»»

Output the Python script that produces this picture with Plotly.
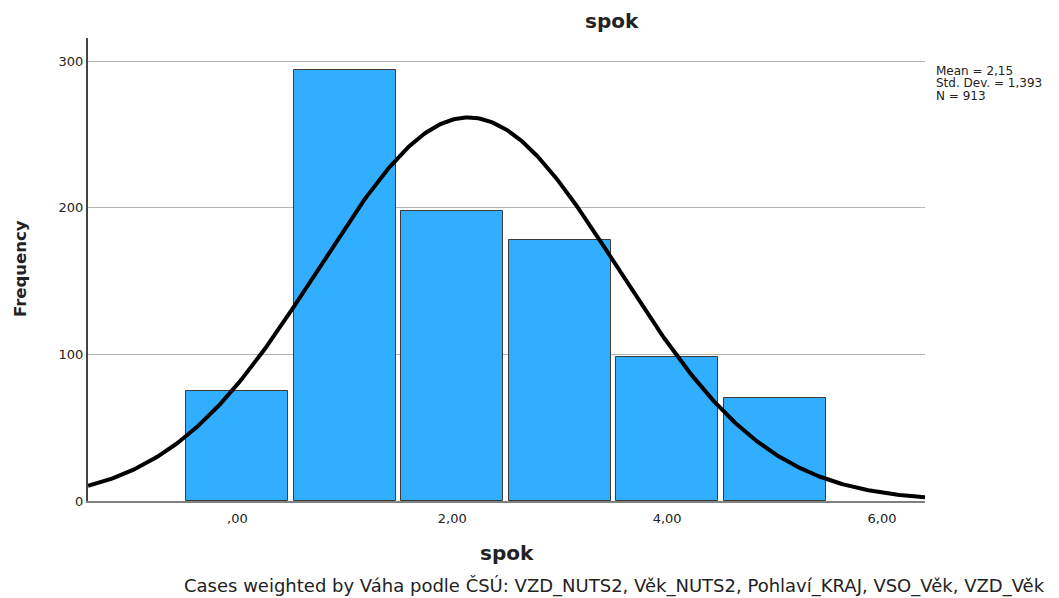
import numpy as np
import plotly.graph_objects as go

# Data
categories = [0, 1, 2, 3, 4, 5]
frequencies = [75, 294, 198, 178, 98, 70]
mean_val = 2.15
std_val = 1.393
n_val = 913
bin_width = 1.0
x_ticks = [0, 2, 4, 6]
x_tick_labels = [",00", "2,00", "4,00", "6,00"]
y_ticks = [0, 100, 200, 300]
stats_lines = ["Mean = 2,15", "Std. Dev. = 1,393", "N = 913"]

X_MIN, X_MAX = -1.39, 6.40
Y_MAX = 315.7

fig = go.Figure()
fig.add_trace(go.Bar(
    x=categories, y=frequencies, width=0.95,
    marker=dict(color="#31aeff", line=dict(color="#3a3a3a", width=1)),
    showlegend=False, hoverinfo="x+y"))

xs = np.linspace(X_MIN, X_MAX, 400)
ys = n_val * bin_width / (std_val * np.sqrt(2 * np.pi)) * np.exp(-0.5 * ((xs - mean_val) / std_val) ** 2)
fig.add_trace(go.Scatter(x=xs, y=ys, mode="lines",
                         line=dict(color="black", width=4), showlegend=False))

font = "DejaVu Sans, Verdana, sans-serif"
OFF = 8  # page body margin
W, H = 1059 - OFF, 598 - OFF
L, T = 88 - OFF, 38 - OFF
R = W - (925 - OFF)
B = H - (501 - OFF)
pw, ph = W - L - R, H - T - B

def px(x):
    return (x - OFF - L) / pw

def py(y):
    return 1 - (y - OFF - T) / ph

fig.update_layout(
    width=W, height=H, margin=dict(l=L, r=R, t=T, b=B),
    plot_bgcolor="white", paper_bgcolor="white",
    font=dict(family=font, color="#222"),
    bargap=0,
    xaxis=dict(range=[X_MIN, X_MAX], tickvals=x_ticks, ticktext=x_tick_labels,
               showgrid=False, zeroline=False, showline=True, linecolor="#808080",
               linewidth=2, ticks="outside", ticklen=4, tickcolor="rgba(0,0,0,0)",
               tickfont=dict(size=13, color="#222")),
    yaxis=dict(range=[0, Y_MAX], tickvals=y_ticks, showgrid=True, gridcolor="#b4b4b4",
               gridwidth=1, zeroline=False, showline=True, linecolor="#444",
               linewidth=2, ticks="",
               tickfont=dict(size=13, color="#222")),
)

anns = [
    dict(text="<b>spok</b>", x=px(612), y=py(21), font=dict(size=20)),
    dict(text="<b>spok</b>", x=px(507), y=py(553), font=dict(size=20)),
    dict(text="<b>Frequency</b>", x=px(20), y=py(269), font=dict(size=16.5), textangle=-90),
    dict(text="Cases weighted by Váha podle ČSÚ: VZD_NUTS2, Věk_NUTS2, Pohlaví_KRAJ, VSO_Věk, VZD_Věk",
         x=px(614), y=py(586), font=dict(size=18)),
]
for a in anns:
    fig.add_annotation(xref="paper", yref="paper", showarrow=False,
                       xanchor="center", yanchor="middle", **a)

for txt, yc in zip(stats_lines, [71, 83.5, 96]):
    fig.add_annotation(xref="paper", yref="paper", showarrow=False, text=txt,
                       x=px(935), y=py(yc), xanchor="left", yanchor="middle",
                       borderpad=0, font=dict(size=12, color="#222"))

fig.write_html("out.html")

««

TASK REQUIREMENTS: Return each line exactly as written. Any picture gets left out.

COMPLETE ANSWER:
Output the Python script that produces this picture with Plotly.
import numpy as np
import plotly.graph_objects as go

# Data
categories = [0, 1, 2, 3, 4, 5]
frequencies = [75, 294, 198, 178, 98, 70]
mean_val = 2.15
std_val = 1.393
n_val = 913
bin_width = 1.0
x_ticks = [0, 2, 4, 6]
x_tick_labels = [",00", "2,00", "4,00", "6,00"]
y_ticks = [0, 100, 200, 300]
stats_lines = ["Mean = 2,15", "Std. Dev. = 1,393", "N = 913"]

X_MIN, X_MAX = -1.39, 6.40
Y_MAX = 315.7

fig = go.Figure()
fig.add_trace(go.Bar(
    x=categories, y=frequencies, width=0.95,
    marker=dict(color="#31aeff", line=dict(color="#3a3a3a", width=1)),
    showlegend=False, hoverinfo="x+y"))

xs = np.linspace(X_MIN, X_MAX, 400)
ys = n_val * bin_width / (std_val * np.sqrt(2 * np.pi)) * np.exp(-0.5 * ((xs - mean_val) / std_val) ** 2)
fig.add_trace(go.Scatter(x=xs, y=ys, mode="lines",
                         line=dict(color="black", width=4), showlegend=False))

font = "DejaVu Sans, Verdana, sans-serif"
OFF = 8  # page body margin
W, H = 1059 - OFF, 598 - OFF
L, T = 88 - OFF, 38 - OFF
R = W - (925 - OFF)
B = H - (501 - OFF)
pw, ph = W - L - R, H - T - B

def px(x):
    return (x - OFF - L) / pw

def py(y):
    return 1 - (y - OFF - T) / ph

fig.update_layout(
    width=W, height=H, margin=dict(l=L, r=R, t=T, b=B),
    plot_bgcolor="white", paper_bgcolor="white",
    font=dict(family=font, color="#222"),
    bargap=0,
    xaxis=dict(range=[X_MIN, X_MAX], tickvals=x_ticks, ticktext=x_tick_labels,
               showgrid=False, zeroline=False, showline=True, linecolor="#808080",
               linewidth=2, ticks="outside", ticklen=4, tickcolor="rgba(0,0,0,0)",
               tickfont=dict(size=13, color="#222")),
    yaxis=dict(range=[0, Y_MAX], tickvals=y_ticks, showgrid=True, gridcolor="#b4b4b4",
               gridwidth=1, zeroline=False, showline=True, linecolor="#444",
               linewidth=2, ticks="",
               tickfont=dict(size=13, color="#222")),
)

anns = [
    dict(text="<b>spok</b>", x=px(612), y=py(21), font=dict(size=20)),
    dict(text="<b>spok</b>", x=px(507), y=py(553), font=dict(size=20)),
    dict(text="<b>Frequency</b>", x=px(20), y=py(269), font=dict(size=16.5), textangle=-90),
    dict(text="Cases weighted by Váha podle ČSÚ: VZD_NUTS2, Věk_NUTS2, Pohlaví_KRAJ, VSO_Věk, VZD_Věk",
         x=px(614), y=py(586), font=dict(size=18)),
]
for a in anns:
    fig.add_annotation(xref="paper", yref="paper", showarrow=False,
                       xanchor="center", yanchor="middle", **a)

for txt, yc in zip(stats_lines, [71, 83.5, 96]):
    fig.add_annotation(xref="paper", yref="paper", showarrow=False, text=txt,
                       x=px(935), y=py(yc), xanchor="left", yanchor="middle",
                       borderpad=0, font=dict(size=12, color="#222"))

fig.write_html("out.html")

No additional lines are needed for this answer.